Extinction in our times is not often massive.  It is a phenomenon of less and less, becoming none.  It is not suddenly in one area, but gradually everywhere.  That is the most frightening aspect of the tragedy, that we will be mostly unaware until it is too late.

Truly empty puppy cove, not even a seagull or crow, let alone a wild duck.
Children of the suburban post-war era are used to vanishing local wildness.  I grew up familiar with roaming box turtles, ground-nesting birds, various types of snakes, odd insects.  As they disappeared, I assumed there were still lots more over the hills, upstate, in the jungles described in National Geographic.
On Long Island, only forty years ago, there were lobsters being harvested nearby, toads in the sand of the south shore, bats flying at twilight.  My wife remembers seals in Huntington harbor.  We assume that they have simply moved to better places.  We are overoptimistically wrong.
Life is tenacious.  There are lots of squirrels, pigeons,  gulls, rats, raccoons and mosquitoes.  Current worries are diminishing bees and other useful insects, a drop in numbers of horseshoe crabs, but they are still easily found. 
For years, migrating bird counts have been plummeting, a sign that all is not well elsewhere.  Articles from alarmed scientists note the end of many species, a disastrous fall in insect activity, the possible collapse of rain forests.  But those are far away, out of sight, out of mind, as I take my local walk.

Weeds will certainly survive any human apocalypse, and all unknowing will provide what was once considered beauty to an unappreciative world.
I like to fantasize that something will be done, that it all will work out, that somehow my childhood Pleistocene paradise will be saved or will save itself.  Logically, I understand that such is too late already. Looked at one way, humanity is just another natural catastrophe, like an asteroid.  No more use to lament extinct birds or frogs than extinct dinosaurs.
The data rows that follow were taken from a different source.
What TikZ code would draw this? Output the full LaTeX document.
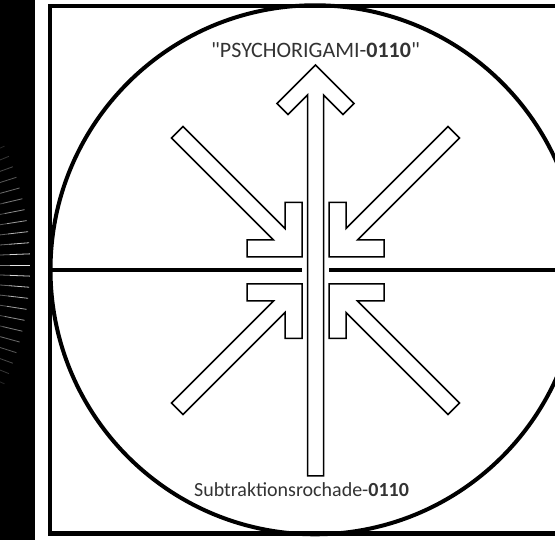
\documentclass[tikz,border=0pt]{standalone}
\usepackage{fontspec}
\setmainfont{Carlito}
\newfontfamily\qfont{Carlito}
\definecolor{txtgray}{HTML}{333333}
\begin{document}
\begin{tikzpicture}[x=1pt,y=1pt,
  frame/.style={line width=4.3pt},
  arrowshape/.style={draw=black,fill=white,line width=1.5pt,line join=miter},
  label/.style={text=txtgray,inner sep=0pt,anchor=base,font=\fontsize{20}{22}\selectfont}]
\useasboundingbox (0,0) rectangle (555,540);
\clip (0,0) rectangle (555,540);
\fill[white] (0,0) rectangle (555,540);
% left black strip with radial rays
\fill[black] (0,0) rectangle (34.5,540);
\begin{scope}
\clip (0,0) rectangle (34.5,540);
\foreach \a in {-28.6,-26.4,...,28.7}{
  \pgfmathsetmacro{\op}{max(0.15,0.9-abs(\a)/32)}
  \draw[white,opacity=\op*0.55,line width=0.8pt] (-260,275) ++(\a:235) -- ++(\a:35);
  \draw[white,opacity=\op,line width=0.8pt] (-260,275) ++(\a:270) -- ++(\a:20);
}
\end{scope}
% frame, circle, horizontal line
\draw[frame] (620,534.3) -- (49.7,534.3) -- (49.7,6.5) -- (620,6.5);
\draw[frame,line width=4pt] (315,270.2) circle[radius=264.5];
\coordinate (hl1) at (49.7,270);
\coordinate (hl2) at (302,270);
\coordinate (hr1) at (329,270);
\coordinate (hr2) at (620,270);
\draw[line width=3.6pt] (hl1) -- (hl2);
\draw[line width=3.6pt] (hr1) -- (hr2);
% arrows
\begin{scope}[shift={(315.5,269.5)}]
  \foreach \sx/\sy in {1/1,-1/1,1/-1,-1/-1}{
    \begin{scope}[xscale=\sx,yscale=\sy]
      \draw[arrowshape] (-132.5,144) -- (-30.5,42) -- (-30.5,68) -- (-13.5,68)
        -- (-13.5,13.5) -- (-68.5,13.5) -- (-68.5,30.5) -- (-42,30.5)
        -- (-144,132.5) -- cycle;
    \end{scope}
  }
  \draw[arrowshape] (-8,-205.5) -- (-8,175.5) -- (-27.5,156) -- (-38.5,167)
    -- (0,205.5) -- (38.5,167) -- (27.5,156) -- (8,175.5) -- (8,-205.5) -- cycle;
\end{scope}
% texts
\node[label,font=\fontsize{22}{24}\selectfont] (top) at (315.5,482) {{\qfont"}PSYCHORIGAMI-\textbf{0110}{\qfont"}};
\node[label] (bottom) at (301.5,43) {Subtraktionsrochade-\textbf{0110}};
\end{tikzpicture}
\end{document}
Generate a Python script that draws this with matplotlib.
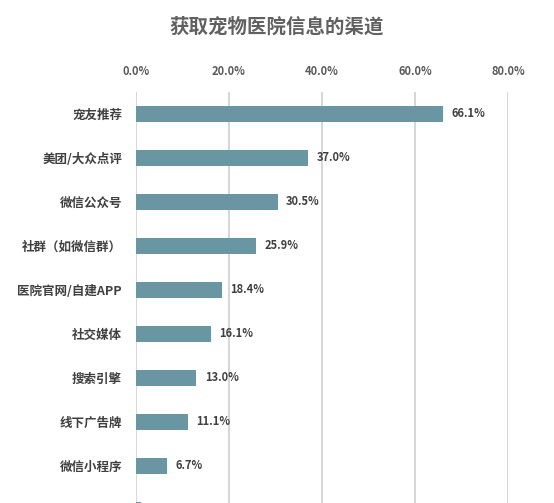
import matplotlib.pyplot as plt
import numpy as np

plt.rcParams['font.family'] = ['Noto Sans CJK SC', 'DejaVu Sans']

channels = ['宠友推荐', '美团/大众点评', '微信公众号', '社群（如微信群）', '医院官网/自建APP',
            '社交媒体', '搜索引擎', '线下广告牌', '微信小程序', '其他']
shares = [66.1, 37.0, 30.5, 25.9, 18.4, 16.1, 13.0, 11.1, 6.7, 1.0]
ticks = [0, 20, 40, 60, 80]

fig = plt.figure(figsize=(5.54, 5.03), dpi=100)
ax = fig.add_axes([136 / 554, -29 / 503, 372 / 554, 440 / 503])

y = np.arange(len(channels))
ax.barh(y, shares, height=0.36, color='#6a95a3', zorder=3)
for yi, v in zip(y[:9], shares[:9]):
    ax.text(v + 1.8, yi, f'{v:.1f}%', va='center', ha='left', fontsize=8,
            fontweight='bold', color='#404040')

ax.set_ylim(len(channels) - 0.5, -0.5)
ax.set_xlim(0, 80)
ax.set_yticks(y[:9])
ax.set_yticklabels(channels[:9], fontsize=9, fontweight='bold', color='#404040')
ax.set_xticks(ticks)
ax.set_xticklabels([f'{t:.1f}%' for t in ticks], fontsize=8, fontweight='bold', color='#595959')
ax.xaxis.tick_top()
ax.tick_params(axis='both', length=0)
ax.tick_params(axis='x', pad=10)
ax.tick_params(axis='y', pad=10)
ax.grid(axis='x', color='#d0d0d0', linewidth=1.2, zorder=0)
for s in ax.spines.values():
    s.set_visible(False)

fig.text(0.5, 1 - 27 / 503, '获取宠物医院信息的渠道', ha='center', va='center',
         fontsize=14, fontweight='bold', color='#606060')

fig.savefig('out.png', dpi=100)
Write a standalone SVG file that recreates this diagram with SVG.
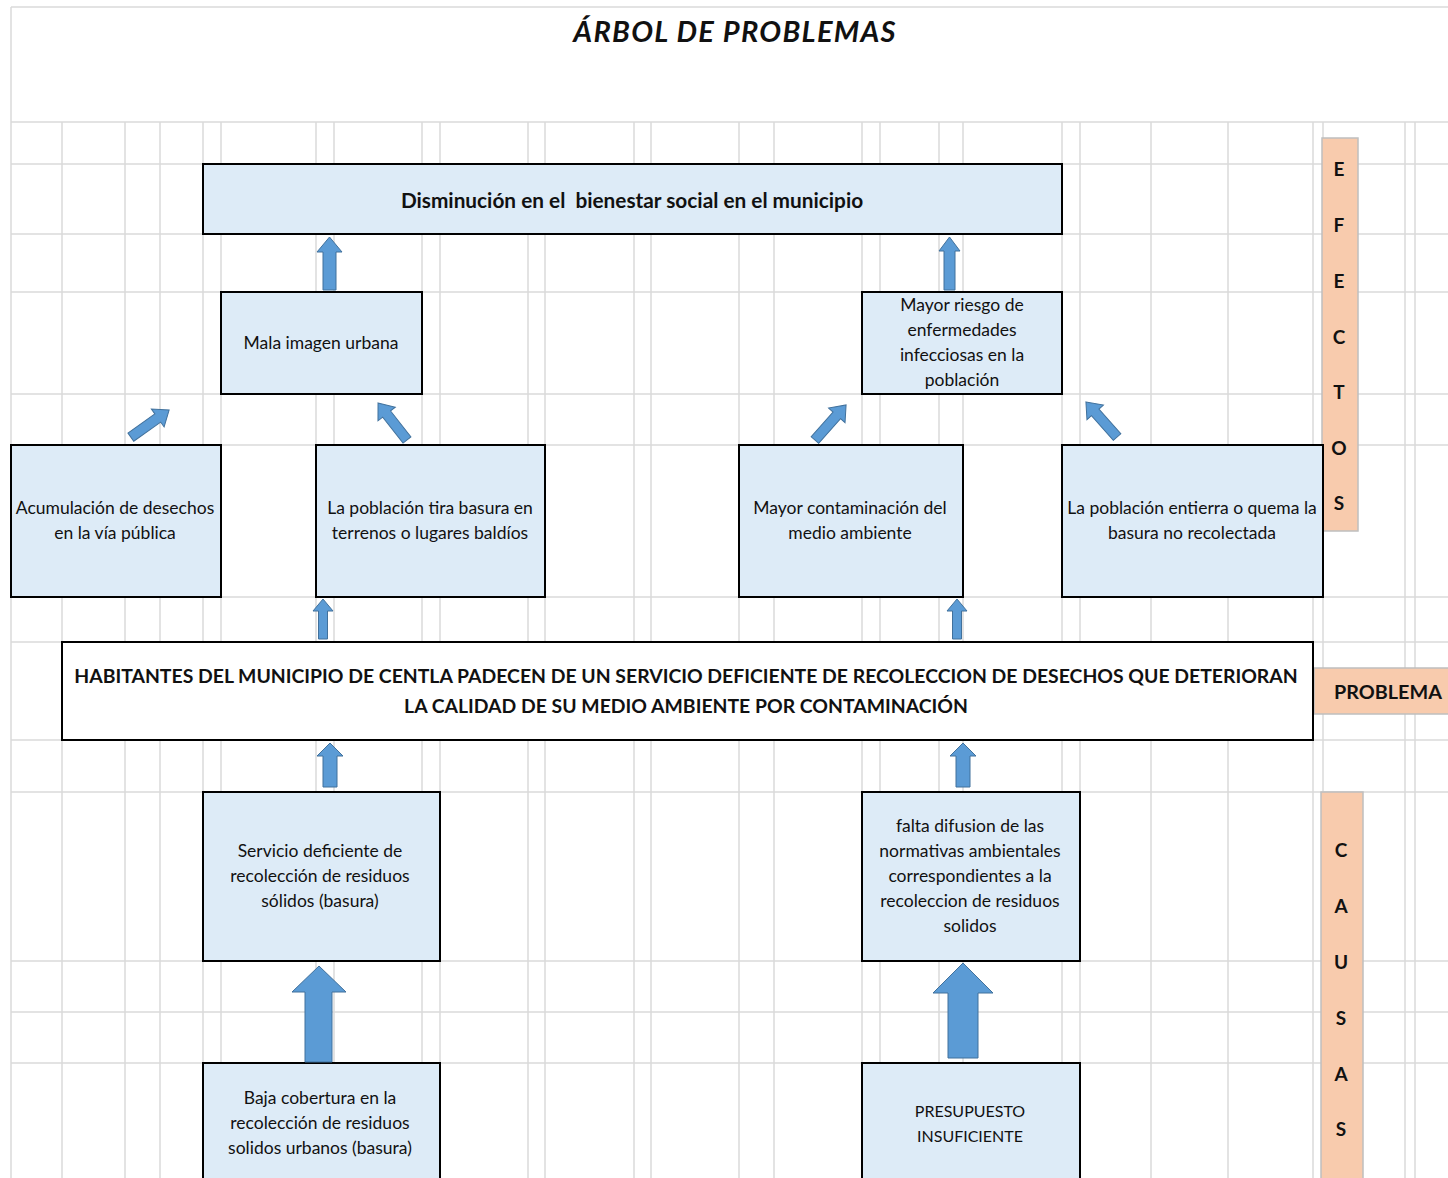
<svg xmlns="http://www.w3.org/2000/svg" width="1448" height="1178" viewBox="0 0 1448 1178">
<style>
.grid line{stroke:#dadada;stroke-width:1.5}
.box{fill:#ddebf7;stroke:#000;stroke-width:2}
.pbox{fill:#fff;stroke:#000;stroke-width:2}
.lab{fill:#f8cbad;stroke:#bfbfbf;stroke-width:1.5}
.t{font-family:Lato,"Liberation Sans",sans-serif;font-size:17.5px;fill:#111;text-anchor:middle;dominant-baseline:central}
.b{font-weight:bold;font-size:19.4px}
.l{font-weight:bold;font-size:19px}
.arr{fill:#5b9bd5;stroke:#41719c;stroke-width:1}
</style>
<rect x="0" y="0" width="1448" height="1178" fill="#fff"/>
<g class="grid">
<line x1="11" y1="7" x2="1448" y2="7"/>
<line x1="11" y1="7" x2="11" y2="1178"/>
<line x1="11" y1="122" x2="1448" y2="122"/>
<line x1="11" y1="164" x2="1448" y2="164"/>
<line x1="11" y1="234" x2="1448" y2="234"/>
<line x1="11" y1="292" x2="1448" y2="292"/>
<line x1="11" y1="394" x2="1448" y2="394"/>
<line x1="11" y1="445" x2="1448" y2="445"/>
<line x1="11" y1="597" x2="1448" y2="597"/>
<line x1="11" y1="642" x2="1448" y2="642"/>
<line x1="11" y1="740" x2="1448" y2="740"/>
<line x1="11" y1="792" x2="1448" y2="792"/>
<line x1="11" y1="961" x2="1448" y2="961"/>
<line x1="11" y1="1012" x2="1448" y2="1012"/>
<line x1="11" y1="1063" x2="1448" y2="1063"/>
<line x1="62" y1="122" x2="62" y2="1178"/>
<line x1="125" y1="122" x2="125" y2="1178"/>
<line x1="160" y1="122" x2="160" y2="1178"/>
<line x1="203" y1="122" x2="203" y2="1178"/>
<line x1="221" y1="122" x2="221" y2="1178"/>
<line x1="316" y1="122" x2="316" y2="1178"/>
<line x1="334" y1="122" x2="334" y2="1178"/>
<line x1="422" y1="122" x2="422" y2="1178"/>
<line x1="440" y1="122" x2="440" y2="1178"/>
<line x1="528" y1="122" x2="528" y2="1178"/>
<line x1="545" y1="122" x2="545" y2="1178"/>
<line x1="634" y1="122" x2="634" y2="1178"/>
<line x1="651" y1="122" x2="651" y2="1178"/>
<line x1="739" y1="122" x2="739" y2="1178"/>
<line x1="774" y1="122" x2="774" y2="1178"/>
<line x1="862" y1="122" x2="862" y2="1178"/>
<line x1="880" y1="122" x2="880" y2="1178"/>
<line x1="939" y1="122" x2="939" y2="1178"/>
<line x1="963" y1="122" x2="963" y2="1178"/>
<line x1="1062" y1="122" x2="1062" y2="1178"/>
<line x1="1080" y1="122" x2="1080" y2="1178"/>
<line x1="1151" y1="122" x2="1151" y2="1178"/>
<line x1="1228" y1="122" x2="1228" y2="1178"/>
<line x1="1313" y1="122" x2="1313" y2="1178"/>
<line x1="1323" y1="122" x2="1323" y2="1178"/>
<line x1="1405" y1="122" x2="1405" y2="1178"/>
<line x1="1415" y1="122" x2="1415" y2="1178"/>
</g>
<text x="735" y="30.5" class="t" style="font-weight:bold;font-style:italic;font-size:29px;letter-spacing:1.3px">ÁRBOL DE PROBLEMAS</text>
<g id="efectos">
<rect class="lab" x="1322" y="138" width="36" height="393"/>
<text class="t l" x="1339" y="168">E</text>
<text class="t l" x="1339" y="224">F</text>
<text class="t l" x="1339" y="280">E</text>
<text class="t l" x="1339" y="336">C</text>
<text class="t l" x="1339" y="391">T</text>
<text class="t l" x="1339" y="447">O</text>
<text class="t l" x="1339" y="502">S</text>
</g>
<g id="problema-label">
<rect class="lab" x="1314" y="668" width="140" height="46"/>
<text class="t b" x="1388" y="691" style="font-size:19.8px">PROBLEMA</text>
</g>
<g id="causas">
<rect class="lab" x="1321" y="792" width="42" height="400"/>
<text class="t l" x="1341" y="849">C</text>
<text class="t l" x="1341" y="905">A</text>
<text class="t l" x="1341" y="961">U</text>
<text class="t l" x="1341" y="1017">S</text>
<text class="t l" x="1341" y="1073">A</text>
<text class="t l" x="1341" y="1128">S</text>
</g>
<g id="n-bienestar">
<rect class="box" x="203" y="164" width="859" height="70"/>
<text class="t b" x="632" y="199.5" style="font-size:20.8px" xml:space="preserve">Disminución en el  bienestar social en el municipio</text>
</g>
<g id="n-mala-imagen">
<rect class="box" x="221" y="292" width="201" height="102"/>
<text class="t" x="321" y="342.5">Mala imagen urbana</text>
</g>
<g id="n-riesgo">
<rect class="box" x="862" y="292" width="200" height="102"/>
<text class="t" x="962" y="304.5">Mayor riesgo de</text>
<text class="t" x="962" y="329.5">enfermedades</text>
<text class="t" x="962" y="354.5">infecciosas en la</text>
<text class="t" x="962" y="379.5">población</text>
</g>
<g id="n-acumulacion">
<rect class="box" x="11" y="445" width="210" height="152"/>
<text class="t" x="115" y="507.5">Acumulación de desechos</text>
<text class="t" x="115" y="532.5">en la vía pública</text>
</g>
<g id="n-tira-basura">
<rect class="box" x="316" y="445" width="229" height="152"/>
<text class="t" x="430" y="507.5">La población tira basura en</text>
<text class="t" x="430" y="532.5">terrenos o lugares baldíos</text>
</g>
<g id="n-contaminacion">
<rect class="box" x="739" y="445" width="224" height="152"/>
<text class="t" x="850" y="507.5">Mayor contaminación del</text>
<text class="t" x="850" y="532.5">medio ambiente</text>
</g>
<g id="n-entierra">
<rect class="box" x="1062" y="445" width="261" height="152"/>
<text class="t" x="1192" y="507.5">La población entierra o quema la</text>
<text class="t" x="1192" y="532.5">basura no recolectada</text>
</g>
<g id="n-problema">
<rect class="pbox" x="62" y="642" width="1251" height="98"/>
<text class="t b" x="686" y="675.5">HABITANTES DEL MUNICIPIO DE CENTLA PADECEN DE UN SERVICIO DEFICIENTE DE RECOLECCION DE DESECHOS QUE DETERIORAN</text>
<text class="t b" x="686" y="705.5">LA CALIDAD DE SU MEDIO AMBIENTE POR CONTAMINACIÓN</text>
</g>
<g id="n-servicio">
<rect class="box" x="203" y="792" width="237" height="169"/>
<text class="t" x="320" y="850.5">Servicio deficiente de</text>
<text class="t" x="320" y="875.5">recolección de residuos</text>
<text class="t" x="320" y="900.5">sólidos (basura)</text>
</g>
<g id="n-difusion">
<rect class="box" x="862" y="792" width="218" height="169"/>
<text class="t" x="970" y="825.5">falta difusion de las</text>
<text class="t" x="970" y="850.5">normativas ambientales</text>
<text class="t" x="970" y="875.5">correspondientes a la</text>
<text class="t" x="970" y="900.5">recoleccion de residuos</text>
<text class="t" x="970" y="925.5">solidos</text>
</g>
<g id="n-cobertura">
<rect class="box" x="203" y="1063" width="237" height="130"/>
<text class="t" x="320" y="1097.5">Baja cobertura en la</text>
<text class="t" x="320" y="1122.5">recolección de residuos</text>
<text class="t" x="320" y="1147.5">solidos urbanos (basura)</text>
</g>
<g id="n-presupuesto">
<rect class="box" x="862" y="1063" width="218" height="130"/>
<text class="t" x="970" y="1110.5" style="font-size:16px">PRESUPUESTO</text>
<text class="t" x="970" y="1135.5" style="font-size:16px">INSUFICIENTE</text>
</g>
<g id="connectors">
<path class="arr" d="M329.5,237 L342,252 L336,252 L336,290 L323,290 L323,252 L317,252 Z"/>
<path class="arr" d="M949.5,237 L960,251 L955,251 L955,290 L944,290 L944,251 L939,251 Z"/>
<path class="arr" transform="translate(150,423.5) rotate(54.6)" d="M0,-23.5 L11,-9.5 L5,-9.5 L5,23.5 L-5,23.5 L-5,-9.5 L-11,-9.5 Z"/>
<path class="arr" transform="translate(392.5,421.5) rotate(-38)" d="M0,-23.5 L11,-9.5 L5,-9.5 L5,23.5 L-5,23.5 L-5,-9.5 L-11,-9.5 Z"/>
<path class="arr" transform="translate(830.5,422.5) rotate(41.5)" d="M0,-23.5 L11,-9.5 L5,-9.5 L5,23.5 L-5,23.5 L-5,-9.5 L-11,-9.5 Z"/>
<path class="arr" transform="translate(1101.5,419.5) rotate(-41.5)" d="M0,-23.5 L11,-9.5 L5,-9.5 L5,23.5 L-5,23.5 L-5,-9.5 L-11,-9.5 Z"/>
<path class="arr" d="M323,599 L333,611 L327.5,611 L327.5,639 L318.5,639 L318.5,611 L313,611 Z"/>
<path class="arr" d="M957,599 L967,611 L961.5,611 L961.5,639 L952.5,639 L952.5,611 L947,611 Z"/>
<path class="arr" d="M330,743 L343,756 L337,756 L337,787 L323,787 L323,756 L317,756 Z"/>
<path class="arr" d="M963,743 L976,756 L970,756 L970,787 L956,787 L956,756 L950,756 Z"/>
<path class="arr" d="M319,966 L346,992 L332,992 L332,1062 L305,1062 L305,992 L292,992 Z"/>
<path class="arr" d="M963,963 L993,993 L978,993 L978,1058 L948,1058 L948,993 L933,993 Z"/>
</g>
</svg>
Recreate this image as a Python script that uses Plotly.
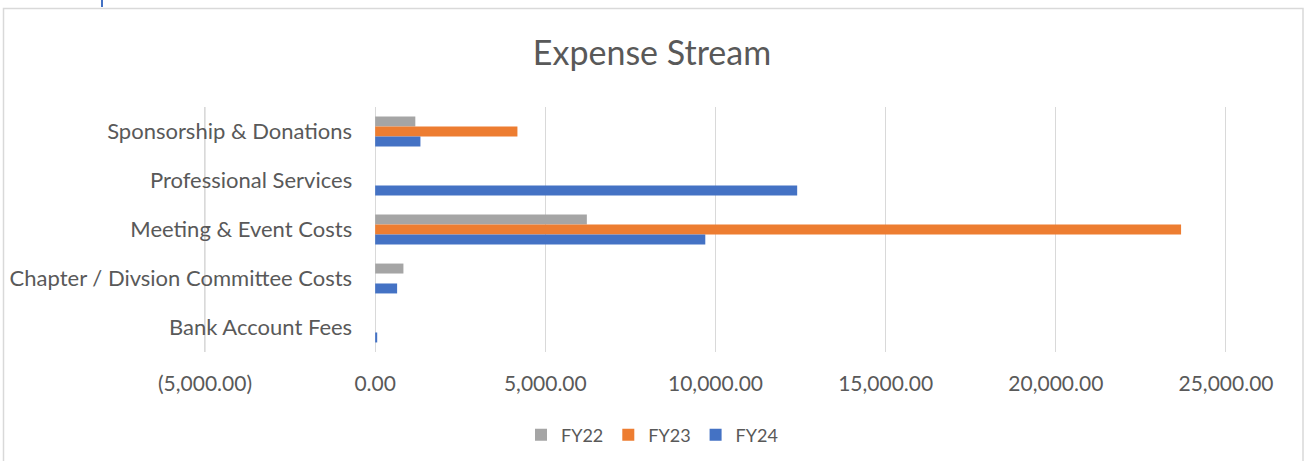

I grew up thinking nuclear war would destroy everything.  It has simply taken a little longer.  Back then, I knew there was nothing I could do about it.  Still feel the same way.  An awful lot of people voted in an anti-science administration.  An awful lot of people are willing to kill a rain forest to have a new floor.  An awful lot of people need to eat and are willing to do whatever it takes.  Me yelling “stop” at them has no effect whatever.
So at times like this, I simply put it all in one bucket and enjoy a possibly dying world as I am enjoying a soon-to-die self.  There are still wonderful experiences, still possibilities.  Maybe all the rest will work out, but I will never know.